Restaurant information
- Established: May 2022
- Head chef: Jeon Seong-bin (chef), Kim Jin-ho (sommelier)
- Food type: Contemporary cuisine
- Rating: (Michelin Guide)
- Location: 162 Wellstone Bldg, 38 Hakdong-ro 43-gil, Gangnam District, Seoul, 06059, South Korea
- Coordinates: 37°31′06″N 127°02′17″E﻿ / ﻿37.5184°N 127.0380°E
- Website: instagram.com/restaurant.vinho

= Vinho =

Fine dining restaurant in Seoul, South Korea

Vinho is a fine dining restaurant in Seoul, South Korea. It serves contemporary cuisine, with some dishes inspired by Korean cuisine. It first opened in May 2022, and received one Michelin star for 2024.

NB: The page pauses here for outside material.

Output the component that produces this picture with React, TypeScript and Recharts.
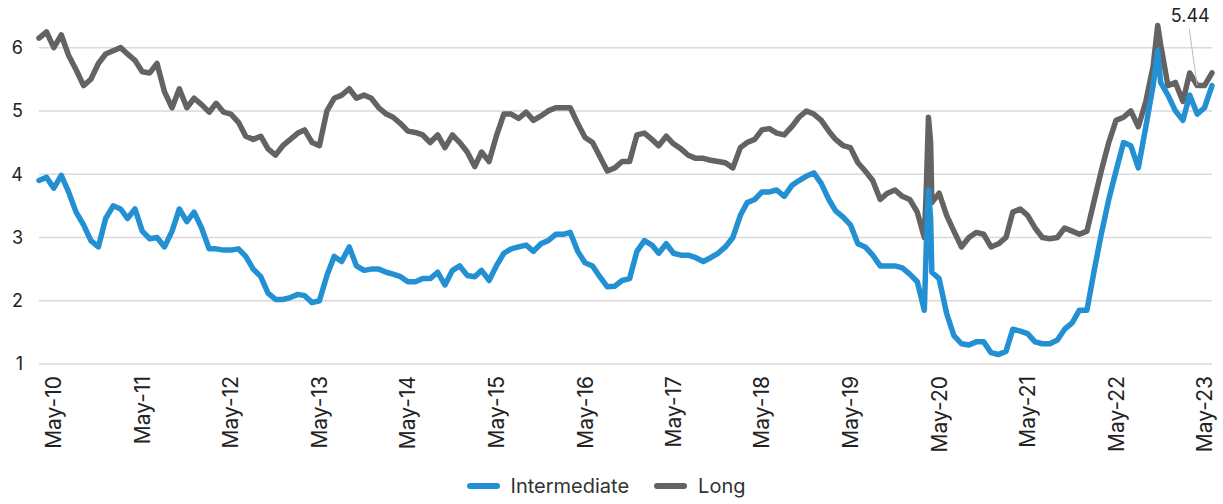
import { CartesianGrid, Legend, Line, LineChart, ReferenceDot, XAxis, YAxis } from "recharts";

const FONT = "Inter, 'Noto Sans', sans-serif";
const BLUE = "#2290d2";
const GREY = "#636363";

// monthly readings (first of month), plus a few extra days around the Mar-2020 and Oct-2022 spikes
const dates = [
  "2010-03-01", "2010-04-01", "2010-05-01", "2010-06-01", "2010-07-01", "2010-08-01", "2010-09-01", "2010-10-01", "2010-11-01", "2010-12-01",
  "2011-01-01", "2011-02-01", "2011-03-01", "2011-04-01", "2011-05-01", "2011-06-01", "2011-07-01", "2011-08-01", "2011-09-01", "2011-10-01", "2011-11-01", "2011-12-01",
  "2012-01-01", "2012-02-01", "2012-03-01", "2012-04-01", "2012-05-01", "2012-06-01", "2012-07-01", "2012-08-01", "2012-09-01", "2012-10-01", "2012-11-01", "2012-12-01",
  "2013-01-01", "2013-02-01", "2013-03-01", "2013-04-01", "2013-05-01", "2013-06-01", "2013-07-01", "2013-08-01", "2013-09-01", "2013-10-01", "2013-11-01", "2013-12-01",
  "2014-01-01", "2014-02-01", "2014-03-01", "2014-04-01", "2014-05-01", "2014-06-01", "2014-07-01", "2014-08-01", "2014-09-01", "2014-10-01", "2014-11-01", "2014-12-01",
  "2015-01-01", "2015-02-01", "2015-03-01", "2015-04-01", "2015-05-01", "2015-06-01", "2015-07-01", "2015-08-01", "2015-09-01", "2015-10-01", "2015-11-01", "2015-12-01",
  "2016-01-01", "2016-02-01", "2016-03-01", "2016-04-01", "2016-05-01", "2016-06-01", "2016-07-01", "2016-08-01", "2016-09-01", "2016-10-01", "2016-11-01", "2016-12-01",
  "2017-01-01", "2017-02-01", "2017-03-01", "2017-04-01", "2017-05-01", "2017-06-01", "2017-07-01", "2017-08-01", "2017-09-01", "2017-10-01", "2017-11-01", "2017-12-01",
  "2018-01-01", "2018-02-01", "2018-03-01", "2018-04-01", "2018-05-01", "2018-06-01", "2018-07-01", "2018-08-01", "2018-09-01", "2018-10-01", "2018-11-01", "2018-12-01",
  "2019-01-01", "2019-02-01", "2019-03-01", "2019-04-01", "2019-05-01", "2019-06-01", "2019-07-01", "2019-08-01", "2019-09-01", "2019-10-01", "2019-11-01", "2019-12-01",
  "2020-01-01", "2020-02-01", "2020-03-01", "2020-03-09", "2020-03-18", "2020-03-27", "2020-04-01", "2020-05-01", "2020-06-01", "2020-07-01", "2020-08-01", "2020-09-01", "2020-10-01", "2020-11-01", "2020-12-01",
  "2021-01-01", "2021-02-01", "2021-03-01", "2021-04-01", "2021-05-01", "2021-06-01", "2021-07-01", "2021-08-01", "2021-09-01", "2021-10-01", "2021-11-01", "2021-12-01",
  "2022-01-01", "2022-02-01", "2022-03-01", "2022-04-01", "2022-05-01", "2022-06-01", "2022-07-01", "2022-08-01", "2022-09-01", "2022-10-01", "2022-10-20", "2022-11-01", "2022-12-01",
  "2023-01-01", "2023-02-01", "2023-03-01", "2023-04-01", "2023-05-01", "2023-06-01",
];

const intermediate = [
  3.9, 3.95, 3.78, 3.98, 3.72, 3.4, 3.2, 2.95, 2.85, 3.3,
  3.5, 3.45, 3.3, 3.45, 3.1, 2.98, 3.0, 2.85, 3.1, 3.45, 3.25, 3.4,
  3.15, 2.82, 2.82, 2.8, 2.8, 2.82, 2.7, 2.5, 2.38, 2.12, 2.02, 2.02,
  2.05, 2.1, 2.08, 1.97, 2.0, 2.4, 2.7, 2.62, 2.85, 2.55, 2.48, 2.5,
  2.5, 2.45, 2.42, 2.38, 2.3, 2.3, 2.35, 2.35, 2.45, 2.25, 2.48, 2.55,
  2.4, 2.38, 2.48, 2.32, 2.55, 2.75, 2.82, 2.85, 2.88, 2.78, 2.9, 2.95,
  3.05, 3.05, 3.08, 2.78, 2.6, 2.55, 2.38, 2.22, 2.23, 2.32, 2.35, 2.78,
  2.95, 2.88, 2.75, 2.9, 2.75, 2.72, 2.72, 2.68, 2.62, 2.68, 2.75, 2.85,
  3.0, 3.35, 3.55, 3.6, 3.72, 3.72, 3.75, 3.65, 3.82, 3.9, 3.97, 4.02,
  3.85, 3.6, 3.42, 3.32, 3.2, 2.9, 2.85, 2.72, 2.55, 2.55, 2.55, 2.52,
  2.42, 2.3, 1.85, 2.85, 3.75, 3.3, 2.45, 2.35, 1.8, 1.45, 1.32, 1.3, 1.35, 1.35, 1.18,
  1.15, 1.2, 1.55, 1.52, 1.48, 1.35, 1.32, 1.32, 1.38, 1.55, 1.65, 1.85,
  1.85, 2.5, 3.05, 3.6, 4.05, 4.5, 4.45, 4.1, 4.75, 5.4, 5.95, 5.45, 5.25,
  5.0, 4.85, 5.25, 4.95, 5.05, 5.4,
];

const long = [
  6.15, 6.25, 6.0, 6.2, 5.88, 5.65, 5.4, 5.5, 5.75, 5.9,
  5.95, 6.0, 5.9, 5.8, 5.62, 5.6, 5.75, 5.3, 5.05, 5.35, 5.05, 5.2,
  5.1, 4.98, 5.12, 4.98, 4.95, 4.82, 4.6, 4.55, 4.6, 4.4, 4.3, 4.45,
  4.55, 4.65, 4.7, 4.5, 4.45, 5.0, 5.2, 5.25, 5.35, 5.2, 5.25, 5.2,
  5.05, 4.95, 4.9, 4.8, 4.68, 4.66, 4.62, 4.5, 4.62, 4.42, 4.62, 4.5,
  4.35, 4.12, 4.35, 4.2, 4.6, 4.95, 4.95, 4.88, 4.98, 4.85, 4.92, 5.0,
  5.05, 5.05, 5.05, 4.8, 4.58, 4.5, 4.28, 4.05, 4.1, 4.2, 4.2, 4.62,
  4.65, 4.55, 4.45, 4.6, 4.48, 4.4, 4.3, 4.25, 4.25, 4.22, 4.2, 4.18,
  4.1, 4.42, 4.5, 4.55, 4.7, 4.72, 4.65, 4.62, 4.75, 4.9, 5.0, 4.95,
  4.85, 4.68, 4.55, 4.45, 4.42, 4.18, 4.05, 3.9, 3.6, 3.7, 3.75, 3.65,
  3.6, 3.4, 3.0, 3.75, 4.9, 4.5, 3.55, 3.7, 3.35, 3.1, 2.85, 3.0, 3.08, 3.05, 2.85,
  2.9, 3.0, 3.4, 3.45, 3.35, 3.15, 3.0, 2.98, 3.0, 3.15, 3.1, 3.05,
  3.1, 3.6, 4.05, 4.5, 4.85, 4.9, 5.0, 4.75, 5.15, 5.7, 6.35, 6.05, 5.4,
  5.45, 5.15, 5.6, 5.4, 5.4, 5.6,
];

const tickDates = [
  "2010-05-01", "2011-05-01", "2012-05-01", "2013-05-01", "2014-05-01", "2015-05-01", "2016-05-01",
  "2017-05-01", "2018-05-01", "2019-05-01", "2020-05-01", "2021-05-01", "2022-05-01", "2023-05-01",
];
const tickLabels = [
  "May-10", "May-11", "May-12", "May-13", "May-14", "May-15", "May-16",
  "May-17", "May-18", "May-19", "May-20", "May-21", "May-22", "May-23",
];
const yTicks = [1, 2, 3, 4, 5, 6];

const calloutDate = "2023-04-01";
const calloutText = "5.44";

const series = [
  { key: "intermediate", name: "Intermediate", color: BLUE },
  { key: "long", name: "Long", color: GREY },
];

const data = dates.map((d, i) => ({
  t: Date.parse(d),
  intermediate: intermediate[i],
  long: long[i],
}));

const xTicks = tickDates.map((d) => Date.parse(d));
const calloutIndex = dates.indexOf(calloutDate);

function MonthTick({ x, y, payload }: any) {
  const label = tickLabels[xTicks.indexOf(payload.value)];
  return (
    <text
      x={x}
      y={y}
      transform={`rotate(-90, ${x}, ${y})`}
      textAnchor="end"
      dominantBaseline="central"
      fill="#222"
      fontSize={21}
      fontFamily={FONT}
    >
      {label}
    </text>
  );
}

function LegendContent() {
  return (
    <div
      style={{
        display: "flex",
        justifyContent: "center",
        alignItems: "center",
        gap: 25,
        fontFamily: FONT,
        fontSize: 20,
        color: "#333",
      }}
    >
      {series.map((s) => (
        <span key={s.key} style={{ display: "flex", alignItems: "center" }}>
          <span
            style={{
              display: "inline-block",
              width: 33,
              height: 6,
              borderRadius: 3,
              background: s.color,
              marginRight: 11,
            }}
          />
          {s.name}
        </span>
      ))}
    </div>
  );
}

function Callout({ cx, cy }: any) {
  return (
    <g>
      <line x1={cx - 8} y1={cy - 57} x2={cx} y2={cy} stroke="#bdbdbd" strokeWidth={1} />
      <text x={cx - 7} y={cy - 64} textAnchor="middle" fill="#222" fontSize={18} fontFamily={FONT}>
        {calloutText}
      </text>
    </g>
  );
}

export default function App() {
  return (
    <div style={{ position: "absolute", left: 0, top: 0, width: 1223, height: 504, background: "#fff" }}>
      <LineChart width={1223} height={504} data={data} margin={{ top: 16, right: 11, left: 0, bottom: 0 }}>
        <CartesianGrid vertical={false} horizontalValues={yTicks} stroke="#d9d9d9" strokeWidth={1.5} />
        <XAxis
          dataKey="t"
          type="number"
          scale="time"
          domain={[Date.parse("2010-03-01"), Date.parse("2023-06-01")]}
          ticks={xTicks}
          interval={0}
          tick={<MonthTick />}
          tickLine={false}
          axisLine={false}
          tickSize={0}
          tickMargin={12}
          height={110}
        />
        <YAxis
          domain={[1, 6.5]}
          ticks={yTicks}
          width={39}
          tickLine={false}
          axisLine={false}
          tickSize={0}
          tickMargin={16}
          tick={{ fill: "#222", fontSize: 18, fontFamily: FONT }}
        />
        <Legend verticalAlign="bottom" height={30} content={<LegendContent />} />
        <Line
          dataKey="long"
          name="Long"
          stroke={GREY}
          strokeWidth={5.5}
          strokeLinejoin="round"
          strokeLinecap="round"
          dot={false}
          isAnimationActive={false}
        />
        <Line
          dataKey="intermediate"
          name="Intermediate"
          stroke={BLUE}
          strokeWidth={5.5}
          strokeLinejoin="round"
          strokeLinecap="round"
          dot={false}
          isAnimationActive={false}
        />
        <ReferenceDot
          x={data[calloutIndex].t}
          y={data[calloutIndex].long}
          shape={<Callout />}
          ifOverflow="visible"
        />
      </LineChart>
    </div>
  );
}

The restaurant is led by chef Jeon Seong-bin and sommelier Kim Jin-ho. Kim won a 2024 Michelin Sommelier Award. Kim cooked and studied abroad in Melbourne, Australia for four years. After returning to South Korea, he worked at the restaurant Mingles under chef Mingoo Kang. He then went to train at the Michelin three star restauranted Geranium in Denmark. The restaurant is reportedly known for its wine selection and pairings.